Retype all of the data. Every line must match exactly.

——

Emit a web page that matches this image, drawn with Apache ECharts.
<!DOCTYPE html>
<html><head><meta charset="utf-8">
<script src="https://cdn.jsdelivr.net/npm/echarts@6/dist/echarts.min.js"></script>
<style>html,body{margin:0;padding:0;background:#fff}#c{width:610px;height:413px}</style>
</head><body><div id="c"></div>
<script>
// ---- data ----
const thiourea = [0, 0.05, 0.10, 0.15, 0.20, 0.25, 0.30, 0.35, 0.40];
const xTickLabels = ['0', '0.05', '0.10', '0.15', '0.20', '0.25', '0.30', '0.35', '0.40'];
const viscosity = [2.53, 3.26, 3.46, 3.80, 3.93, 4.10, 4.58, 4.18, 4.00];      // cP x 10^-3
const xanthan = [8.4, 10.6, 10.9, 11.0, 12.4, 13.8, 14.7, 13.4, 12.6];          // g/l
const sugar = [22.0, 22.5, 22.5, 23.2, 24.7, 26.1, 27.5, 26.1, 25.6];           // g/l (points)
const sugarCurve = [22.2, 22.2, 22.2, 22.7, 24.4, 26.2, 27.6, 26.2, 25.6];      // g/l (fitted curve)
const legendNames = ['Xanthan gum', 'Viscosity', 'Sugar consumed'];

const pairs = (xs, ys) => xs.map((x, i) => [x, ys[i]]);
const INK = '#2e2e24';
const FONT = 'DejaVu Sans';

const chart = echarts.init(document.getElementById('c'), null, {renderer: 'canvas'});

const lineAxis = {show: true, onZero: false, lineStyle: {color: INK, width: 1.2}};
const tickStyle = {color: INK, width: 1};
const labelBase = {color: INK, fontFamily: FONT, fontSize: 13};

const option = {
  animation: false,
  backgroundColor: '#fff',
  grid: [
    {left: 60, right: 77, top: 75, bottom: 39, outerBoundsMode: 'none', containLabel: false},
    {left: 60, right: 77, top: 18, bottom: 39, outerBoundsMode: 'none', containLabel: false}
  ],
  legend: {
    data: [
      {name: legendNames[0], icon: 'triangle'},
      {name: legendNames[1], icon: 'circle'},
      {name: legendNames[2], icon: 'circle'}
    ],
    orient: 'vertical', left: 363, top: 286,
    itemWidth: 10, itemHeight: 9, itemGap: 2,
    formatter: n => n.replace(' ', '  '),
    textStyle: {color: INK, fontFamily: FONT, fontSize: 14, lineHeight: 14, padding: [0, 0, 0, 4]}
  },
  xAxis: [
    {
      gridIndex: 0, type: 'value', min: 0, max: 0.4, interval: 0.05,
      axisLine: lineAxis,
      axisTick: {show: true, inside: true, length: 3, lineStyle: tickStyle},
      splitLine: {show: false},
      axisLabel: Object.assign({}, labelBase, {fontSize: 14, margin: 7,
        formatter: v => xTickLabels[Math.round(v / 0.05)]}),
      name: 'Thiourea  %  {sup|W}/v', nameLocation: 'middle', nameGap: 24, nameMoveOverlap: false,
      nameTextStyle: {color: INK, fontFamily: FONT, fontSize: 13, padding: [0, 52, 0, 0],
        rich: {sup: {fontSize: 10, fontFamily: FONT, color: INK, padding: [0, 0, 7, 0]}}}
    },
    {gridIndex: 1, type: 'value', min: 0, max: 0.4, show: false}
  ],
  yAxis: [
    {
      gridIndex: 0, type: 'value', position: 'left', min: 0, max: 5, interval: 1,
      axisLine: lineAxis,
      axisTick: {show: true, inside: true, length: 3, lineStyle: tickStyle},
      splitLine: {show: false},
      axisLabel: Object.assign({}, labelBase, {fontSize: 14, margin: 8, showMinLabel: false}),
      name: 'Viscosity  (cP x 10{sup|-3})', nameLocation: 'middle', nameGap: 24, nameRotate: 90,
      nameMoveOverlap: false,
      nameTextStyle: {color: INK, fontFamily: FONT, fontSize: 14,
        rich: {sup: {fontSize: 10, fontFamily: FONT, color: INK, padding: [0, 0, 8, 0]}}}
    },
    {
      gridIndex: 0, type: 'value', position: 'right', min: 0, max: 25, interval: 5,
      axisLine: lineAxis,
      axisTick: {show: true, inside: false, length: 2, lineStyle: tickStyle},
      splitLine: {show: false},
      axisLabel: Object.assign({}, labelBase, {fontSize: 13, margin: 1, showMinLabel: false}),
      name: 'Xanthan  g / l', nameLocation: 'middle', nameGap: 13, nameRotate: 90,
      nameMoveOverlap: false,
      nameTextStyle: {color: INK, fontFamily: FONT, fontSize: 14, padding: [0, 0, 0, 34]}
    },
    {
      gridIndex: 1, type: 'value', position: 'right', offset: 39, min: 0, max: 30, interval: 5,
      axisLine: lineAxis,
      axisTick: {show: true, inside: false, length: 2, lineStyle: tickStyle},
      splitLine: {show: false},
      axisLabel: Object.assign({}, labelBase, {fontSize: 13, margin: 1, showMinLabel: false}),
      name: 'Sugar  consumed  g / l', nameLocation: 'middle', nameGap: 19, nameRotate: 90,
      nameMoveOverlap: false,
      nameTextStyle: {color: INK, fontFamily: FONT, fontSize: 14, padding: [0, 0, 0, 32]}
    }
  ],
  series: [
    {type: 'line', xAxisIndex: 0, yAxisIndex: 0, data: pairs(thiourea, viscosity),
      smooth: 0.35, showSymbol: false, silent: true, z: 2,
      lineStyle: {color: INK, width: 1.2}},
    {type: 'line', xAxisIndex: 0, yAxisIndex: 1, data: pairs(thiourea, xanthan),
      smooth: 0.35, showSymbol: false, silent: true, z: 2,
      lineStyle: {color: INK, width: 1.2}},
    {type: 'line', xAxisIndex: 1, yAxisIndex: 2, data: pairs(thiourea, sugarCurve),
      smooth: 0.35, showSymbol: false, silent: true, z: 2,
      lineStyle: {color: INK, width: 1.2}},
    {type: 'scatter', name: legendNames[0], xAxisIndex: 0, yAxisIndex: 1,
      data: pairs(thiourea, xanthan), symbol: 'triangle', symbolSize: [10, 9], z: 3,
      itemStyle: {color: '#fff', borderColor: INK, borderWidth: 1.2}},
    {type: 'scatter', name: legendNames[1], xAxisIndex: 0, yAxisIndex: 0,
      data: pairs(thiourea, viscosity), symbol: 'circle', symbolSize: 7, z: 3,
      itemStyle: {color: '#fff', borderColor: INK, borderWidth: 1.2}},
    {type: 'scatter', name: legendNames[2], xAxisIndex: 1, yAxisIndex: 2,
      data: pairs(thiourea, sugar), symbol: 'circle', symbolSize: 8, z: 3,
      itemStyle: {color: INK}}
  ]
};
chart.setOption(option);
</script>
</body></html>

——

> [Answer to this exercise]
Emit a web page that matches this image, drawn with Apache ECharts.
<!DOCTYPE html>
<html><head><meta charset="utf-8">
<script src="https://cdn.jsdelivr.net/npm/echarts@6/dist/echarts.min.js"></script>
<style>html,body{margin:0;padding:0;background:#fff}#c{width:610px;height:413px}</style>
</head><body><div id="c"></div>
<script>
// ---- data ----
const thiourea = [0, 0.05, 0.10, 0.15, 0.20, 0.25, 0.30, 0.35, 0.40];
const xTickLabels = ['0', '0.05', '0.10', '0.15', '0.20', '0.25', '0.30', '0.35', '0.40'];
const viscosity = [2.53, 3.26, 3.46, 3.80, 3.93, 4.10, 4.58, 4.18, 4.00];      // cP x 10^-3
const xanthan = [8.4, 10.6, 10.9, 11.0, 12.4, 13.8, 14.7, 13.4, 12.6];          // g/l
const sugar = [22.0, 22.5, 22.5, 23.2, 24.7, 26.1, 27.5, 26.1, 25.6];           // g/l (points)
const sugarCurve = [22.2, 22.2, 22.2, 22.7, 24.4, 26.2, 27.6, 26.2, 25.6];      // g/l (fitted curve)
const legendNames = ['Xanthan gum', 'Viscosity', 'Sugar consumed'];

const pairs = (xs, ys) => xs.map((x, i) => [x, ys[i]]);
const INK = '#2e2e24';
const FONT = 'DejaVu Sans';

const chart = echarts.init(document.getElementById('c'), null, {renderer: 'canvas'});

const lineAxis = {show: true, onZero: false, lineStyle: {color: INK, width: 1.2}};
const tickStyle = {color: INK, width: 1};
const labelBase = {color: INK, fontFamily: FONT, fontSize: 13};

const option = {
  animation: false,
  backgroundColor: '#fff',
  grid: [
    {left: 60, right: 77, top: 75, bottom: 39, outerBoundsMode: 'none', containLabel: false},
    {left: 60, right: 77, top: 18, bottom: 39, outerBoundsMode: 'none', containLabel: false}
  ],
  legend: {
    data: [
      {name: legendNames[0], icon: 'triangle'},
      {name: legendNames[1], icon: 'circle'},
      {name: legendNames[2], icon: 'circle'}
    ],
    orient: 'vertical', left: 363, top: 286,
    itemWidth: 10, itemHeight: 9, itemGap: 2,
    formatter: n => n.replace(' ', '  '),
    textStyle: {color: INK, fontFamily: FONT, fontSize: 14, lineHeight: 14, padding: [0, 0, 0, 4]}
  },
  xAxis: [
    {
      gridIndex: 0, type: 'value', min: 0, max: 0.4, interval: 0.05,
      axisLine: lineAxis,
      axisTick: {show: true, inside: true, length: 3, lineStyle: tickStyle},
      splitLine: {show: false},
      axisLabel: Object.assign({}, labelBase, {fontSize: 14, margin: 7,
        formatter: v => xTickLabels[Math.round(v / 0.05)]}),
      name: 'Thiourea  %  {sup|W}/v', nameLocation: 'middle', nameGap: 24, nameMoveOverlap: false,
      nameTextStyle: {color: INK, fontFamily: FONT, fontSize: 13, padding: [0, 52, 0, 0],
        rich: {sup: {fontSize: 10, fontFamily: FONT, color: INK, padding: [0, 0, 7, 0]}}}
    },
    {gridIndex: 1, type: 'value', min: 0, max: 0.4, show: false}
  ],
  yAxis: [
    {
      gridIndex: 0, type: 'value', position: 'left', min: 0, max: 5, interval: 1,
      axisLine: lineAxis,
      axisTick: {show: true, inside: true, length: 3, lineStyle: tickStyle},
      splitLine: {show: false},
      axisLabel: Object.assign({}, labelBase, {fontSize: 14, margin: 8, showMinLabel: false}),
      name: 'Viscosity  (cP x 10{sup|-3})', nameLocation: 'middle', nameGap: 24, nameRotate: 90,
      nameMoveOverlap: false,
      nameTextStyle: {color: INK, fontFamily: FONT, fontSize: 14,
        rich: {sup: {fontSize: 10, fontFamily: FONT, color: INK, padding: [0, 0, 8, 0]}}}
    },
    {
      gridIndex: 0, type: 'value', position: 'right', min: 0, max: 25, interval: 5,
      axisLine: lineAxis,
      axisTick: {show: true, inside: false, length: 2, lineStyle: tickStyle},
      splitLine: {show: false},
      axisLabel: Object.assign({}, labelBase, {fontSize: 13, margin: 1, showMinLabel: false}),
      name: 'Xanthan  g / l', nameLocation: 'middle', nameGap: 13, nameRotate: 90,
      nameMoveOverlap: false,
      nameTextStyle: {color: INK, fontFamily: FONT, fontSize: 14, padding: [0, 0, 0, 34]}
    },
    {
      gridIndex: 1, type: 'value', position: 'right', offset: 39, min: 0, max: 30, interval: 5,
      axisLine: lineAxis,
      axisTick: {show: true, inside: false, length: 2, lineStyle: tickStyle},
      splitLine: {show: false},
      axisLabel: Object.assign({}, labelBase, {fontSize: 13, margin: 1, showMinLabel: false}),
      name: 'Sugar  consumed  g / l', nameLocation: 'middle', nameGap: 19, nameRotate: 90,
      nameMoveOverlap: false,
      nameTextStyle: {color: INK, fontFamily: FONT, fontSize: 14, padding: [0, 0, 0, 32]}
    }
  ],
  series: [
    {type: 'line', xAxisIndex: 0, yAxisIndex: 0, data: pairs(thiourea, viscosity),
      smooth: 0.35, showSymbol: false, silent: true, z: 2,
      lineStyle: {color: INK, width: 1.2}},
    {type: 'line', xAxisIndex: 0, yAxisIndex: 1, data: pairs(thiourea, xanthan),
      smooth: 0.35, showSymbol: false, silent: true, z: 2,
      lineStyle: {color: INK, width: 1.2}},
    {type: 'line', xAxisIndex: 1, yAxisIndex: 2, data: pairs(thiourea, sugarCurve),
      smooth: 0.35, showSymbol: false, silent: true, z: 2,
      lineStyle: {color: INK, width: 1.2}},
    {type: 'scatter', name: legendNames[0], xAxisIndex: 0, yAxisIndex: 1,
      data: pairs(thiourea, xanthan), symbol: 'triangle', symbolSize: [10, 9], z: 3,
      itemStyle: {color: '#fff', borderColor: INK, borderWidth: 1.2}},
    {type: 'scatter', name: legendNames[1], xAxisIndex: 0, yAxisIndex: 0,
      data: pairs(thiourea, viscosity), symbol: 'circle', symbolSize: 7, z: 3,
      itemStyle: {color: '#fff', borderColor: INK, borderWidth: 1.2}},
    {type: 'scatter', name: legendNames[2], xAxisIndex: 1, yAxisIndex: 2,
      data: pairs(thiourea, sugar), symbol: 'circle', symbolSize: 8, z: 3,
      itemStyle: {color: INK}}
  ]
};
chart.setOption(option);
</script>
</body></html>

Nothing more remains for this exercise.